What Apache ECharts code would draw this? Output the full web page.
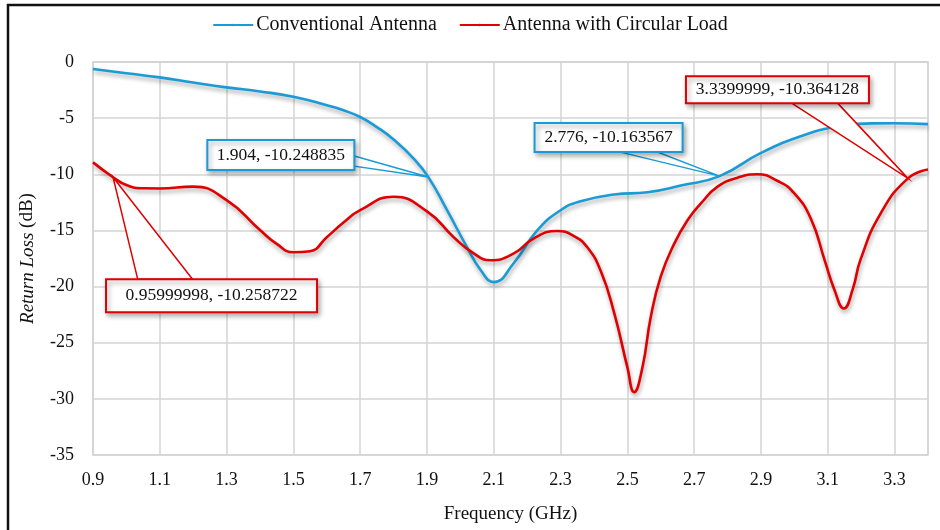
<!DOCTYPE html>
<html>
<head>
<meta charset="utf-8">
<script src="https://cdn.jsdelivr.net/npm/echarts@6/dist/echarts.min.js"></script>
<style>
  html, body { margin: 0; padding: 0; background: #fff; }
  #chart { width: 940px; height: 530px; }
</style>
</head>
<body>
<div id="chart"></div>
<script>
// frequency (GHz) / return loss (dB)
var convFreq = [0.9, 1.0, 1.1, 1.2, 1.3, 1.4, 1.5, 1.6, 1.65, 1.7, 1.75, 1.8, 1.86, 1.904, 1.96, 2.02, 2.06, 2.1, 2.16, 2.23, 2.3, 2.36, 2.46, 2.56, 2.66, 2.776, 2.9, 3.03, 3.13, 3.23, 3.3, 3.4];
var convLoss = [-0.62, -1.0, -1.37, -1.82, -2.26, -2.62, -3.09, -3.85, -4.3, -4.9, -5.8, -6.9, -8.6, -10.25, -13.2, -16.5, -18.5, -19.6, -17.9, -15.0, -13.2, -12.4, -11.8, -11.6, -11.0, -10.16, -8.1, -6.5, -5.76, -5.47, -5.45, -5.53];

var loadFreq = [0.9, 0.96, 1.0, 1.05, 1.1, 1.2, 1.3, 1.4, 1.45, 1.5, 1.55, 1.6, 1.65, 1.7, 1.8, 1.9, 1.98, 2.04, 2.09, 2.16, 2.22, 2.29, 2.34, 2.38, 2.42, 2.46, 2.5, 2.52, 2.545, 2.57, 2.6, 2.64, 2.68, 2.72, 2.77, 2.83, 2.89, 2.95, 3.0, 3.05, 3.09, 3.12, 3.148, 3.175, 3.198, 3.258, 3.34, 3.4];
var loadLoss = [-8.94, -10.26, -10.96, -11.25, -11.26, -11.1, -12.3, -14.97, -16.2, -16.95, -16.85, -15.6, -14.3, -13.2, -12.0, -13.3, -15.6, -17.05, -17.65, -17.05, -15.7, -15.05, -15.5, -16.5, -18.6, -22.3, -27.2, -29.4, -27.2, -22.7, -19.1, -16.2, -14.1, -12.6, -11.1, -10.3, -10.0, -10.6, -11.7, -14.0, -17.6, -20.3, -21.95, -20.2, -17.6, -13.5, -10.36, -9.57];

var seriesNames = ['Conventional Antenna', 'Antenna with Circular Load'];
var seriesColors = ['#1a9bd7', '#e00000'];

// callout points [freq, loss, series index]
var calloutPoints = [
    [1.904, -10.248835, 0],
    [2.776, -10.163567, 0],
    [0.95999998, -10.258722, 1],
    [3.3399999, -10.364128, 1]
];

// callout box placement relative to the point (px), and the side the pointer leaves from
var calloutLayout = [
    { dx: -221, dy: -37, w: 147, h: 30, side: 'right', a: 0.53, b: 0.87 },
    { dx: -185, dy: -53, w: 148, h: 29, side: 'bottom', a: 0.58, b: 0.83 },
    { dx: -7, dy: 102, w: 211, h: 33, side: 'top', a: 0.15, b: 0.41 },
    { dx: -222, dy: -102, w: 183, h: 27, side: 'bottom', a: 0.58, b: 0.83 }
];

function pairs(xs, ys) {
    var out = [];
    for (var i = 0; i < xs.length; i++) out.push([xs[i], ys[i]]);
    return out;
}

var font = '"Liberation Serif", "Times New Roman", serif';
var gridColor = '#d4d4d4';

var myChart = echarts.init(document.getElementById('chart'));

var lineShadow = { shadowColor: 'rgba(0,0,0,0.35)', shadowBlur: 4, shadowOffsetX: 1, shadowOffsetY: 3 };

var option = {
    backgroundColor: '#fff',
    animation: false,
    legend: {
        top: 10,
        left: 'center',
        itemWidth: 40,
        itemHeight: 3,
        itemGap: 22,
        textStyle: { fontFamily: font, fontSize: 20, color: '#111', padding: [0, 0, 0, -2] },
        data: seriesNames
    },
    grid: {
        left: 93, right: 12, top: 62, bottom: 75,
        show: true, borderColor: gridColor, borderWidth: 1.5
    },
    xAxis: {
        type: 'value',
        min: 0.9, max: 3.4, interval: 0.2,
        name: 'Frequency (GHz)',
        nameLocation: 'middle',
        nameGap: 50,
        nameTextStyle: { fontFamily: font, fontSize: 19, color: '#111' },
        axisLine: { lineStyle: { color: gridColor, width: 1.5 } },
        axisTick: { show: false },
        axisLabel: {
            fontFamily: font, fontSize: 18, color: '#111', margin: 16,
            showMaxLabel: false,
            formatter: function (v) { return v.toFixed(1); }
        },
        splitLine: { show: true, lineStyle: { color: gridColor, width: 1.5 } }
    },
    yAxis: {
        type: 'value',
        min: -35, max: 0, interval: 5,
        name: '{i|Return Loss} (dB)',
        nameLocation: 'middle',
        nameRotate: 90,
        nameGap: 56,
        nameTextStyle: {
            fontFamily: font, fontSize: 19, color: '#111',
            rich: { i: { fontFamily: font, fontSize: 19, fontStyle: 'italic', color: '#111' } }
        },
        axisLine: { show: true, lineStyle: { color: gridColor, width: 1.5 } },
        axisTick: { show: false },
        axisLabel: { fontFamily: font, fontSize: 18, color: '#111', margin: 19 },
        splitLine: { show: true, lineStyle: { color: gridColor, width: 1.5 } }
    },
    series: [
        {
            name: seriesNames[0], type: 'line', smooth: 0.5, symbol: 'none',
            color: seriesColors[0],
            lineStyle: Object.assign({ width: 2.6, color: seriesColors[0] }, lineShadow),
            data: pairs(convFreq, convLoss)
        },
        {
            name: seriesNames[1], type: 'line', smooth: 0.5, symbol: 'none',
            color: seriesColors[1],
            lineStyle: Object.assign({ width: 2.6, color: seriesColors[1] }, lineShadow),
            data: pairs(loadFreq, loadLoss)
        }
    ]
};
myChart.setOption(option);

function buildCallouts() {
    var els = [{
        type: 'rect', z: 0, silent: true,
        shape: { x: 8, y: 5, width: 950, height: 560 },
        style: { fill: 'none', stroke: '#111', lineWidth: 2.5 }
    }];
    for (var i = 0; i < calloutPoints.length; i++) {
        var p = calloutPoints[i];
        var L = calloutLayout[i];
        var col = seriesColors[p[2]];
        var pt = myChart.convertToPixel({ gridIndex: 0 }, [p[0], p[1]]);
        var bx = pt[0] + L.dx, by = pt[1] + L.dy;
        var b1, b2;
        if (L.side === 'right') {
            b1 = [bx + L.w, by + L.h * L.a]; b2 = [bx + L.w, by + L.h * L.b];
        } else if (L.side === 'bottom') {
            b1 = [bx + L.w * L.a, by + L.h]; b2 = [bx + L.w * L.b, by + L.h];
        } else {
            b1 = [bx + L.w * L.a, by]; b2 = [bx + L.w * L.b, by];
        }
        els.push({
            type: 'polygon', z: 10, silent: true,
            shape: { points: [b1, pt, b2] },
            style: { fill: '#fff', stroke: col, lineWidth: 1.5 }
        });
        els.push({
            type: 'rect', z: 11, silent: true,
            shape: { x: bx, y: by, width: L.w, height: L.h },
            style: {
                fill: '#fff', stroke: col, lineWidth: 2,
                shadowColor: 'rgba(0,0,0,0.35)', shadowBlur: 5, shadowOffsetX: 2, shadowOffsetY: 3
            }
        });
        els.push({
            type: 'text', z: 12, silent: true,
            x: bx + L.w / 2, y: by + L.h / 2,
            style: {
                text: p[0] + ', ' + p[1],
                fontFamily: font, fontSize: 17.5, fill: '#111',
                align: 'center', verticalAlign: 'middle'
            }
        });
    }
    myChart.setOption({ graphic: { elements: els } });
}
buildCallouts();
</script>
</body>
</html>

· · · · · · ·

Please take the lines from the beginning of the data above through the line holding "var seriesColors = ['#1a9bd7', '#e00000'];" and transcribe them exactly, without any pictures.

What Apache ECharts code would draw this? Output the full web page.
<!DOCTYPE html>
<html>
<head>
<meta charset="utf-8">
<script src="https://cdn.jsdelivr.net/npm/echarts@6/dist/echarts.min.js"></script>
<style>
  html, body { margin: 0; padding: 0; background: #fff; }
  #chart { width: 940px; height: 530px; }
</style>
</head>
<body>
<div id="chart"></div>
<script>
// frequency (GHz) / return loss (dB)
var convFreq = [0.9, 1.0, 1.1, 1.2, 1.3, 1.4, 1.5, 1.6, 1.65, 1.7, 1.75, 1.8, 1.86, 1.904, 1.96, 2.02, 2.06, 2.1, 2.16, 2.23, 2.3, 2.36, 2.46, 2.56, 2.66, 2.776, 2.9, 3.03, 3.13, 3.23, 3.3, 3.4];
var convLoss = [-0.62, -1.0, -1.37, -1.82, -2.26, -2.62, -3.09, -3.85, -4.3, -4.9, -5.8, -6.9, -8.6, -10.25, -13.2, -16.5, -18.5, -19.6, -17.9, -15.0, -13.2, -12.4, -11.8, -11.6, -11.0, -10.16, -8.1, -6.5, -5.76, -5.47, -5.45, -5.53];

var loadFreq = [0.9, 0.96, 1.0, 1.05, 1.1, 1.2, 1.3, 1.4, 1.45, 1.5, 1.55, 1.6, 1.65, 1.7, 1.8, 1.9, 1.98, 2.04, 2.09, 2.16, 2.22, 2.29, 2.34, 2.38, 2.42, 2.46, 2.5, 2.52, 2.545, 2.57, 2.6, 2.64, 2.68, 2.72, 2.77, 2.83, 2.89, 2.95, 3.0, 3.05, 3.09, 3.12, 3.148, 3.175, 3.198, 3.258, 3.34, 3.4];
var loadLoss = [-8.94, -10.26, -10.96, -11.25, -11.26, -11.1, -12.3, -14.97, -16.2, -16.95, -16.85, -15.6, -14.3, -13.2, -12.0, -13.3, -15.6, -17.05, -17.65, -17.05, -15.7, -15.05, -15.5, -16.5, -18.6, -22.3, -27.2, -29.4, -27.2, -22.7, -19.1, -16.2, -14.1, -12.6, -11.1, -10.3, -10.0, -10.6, -11.7, -14.0, -17.6, -20.3, -21.95, -20.2, -17.6, -13.5, -10.36, -9.57];

var seriesNames = ['Conventional Antenna', 'Antenna with Circular Load'];
var seriesColors = ['#1a9bd7', '#e00000'];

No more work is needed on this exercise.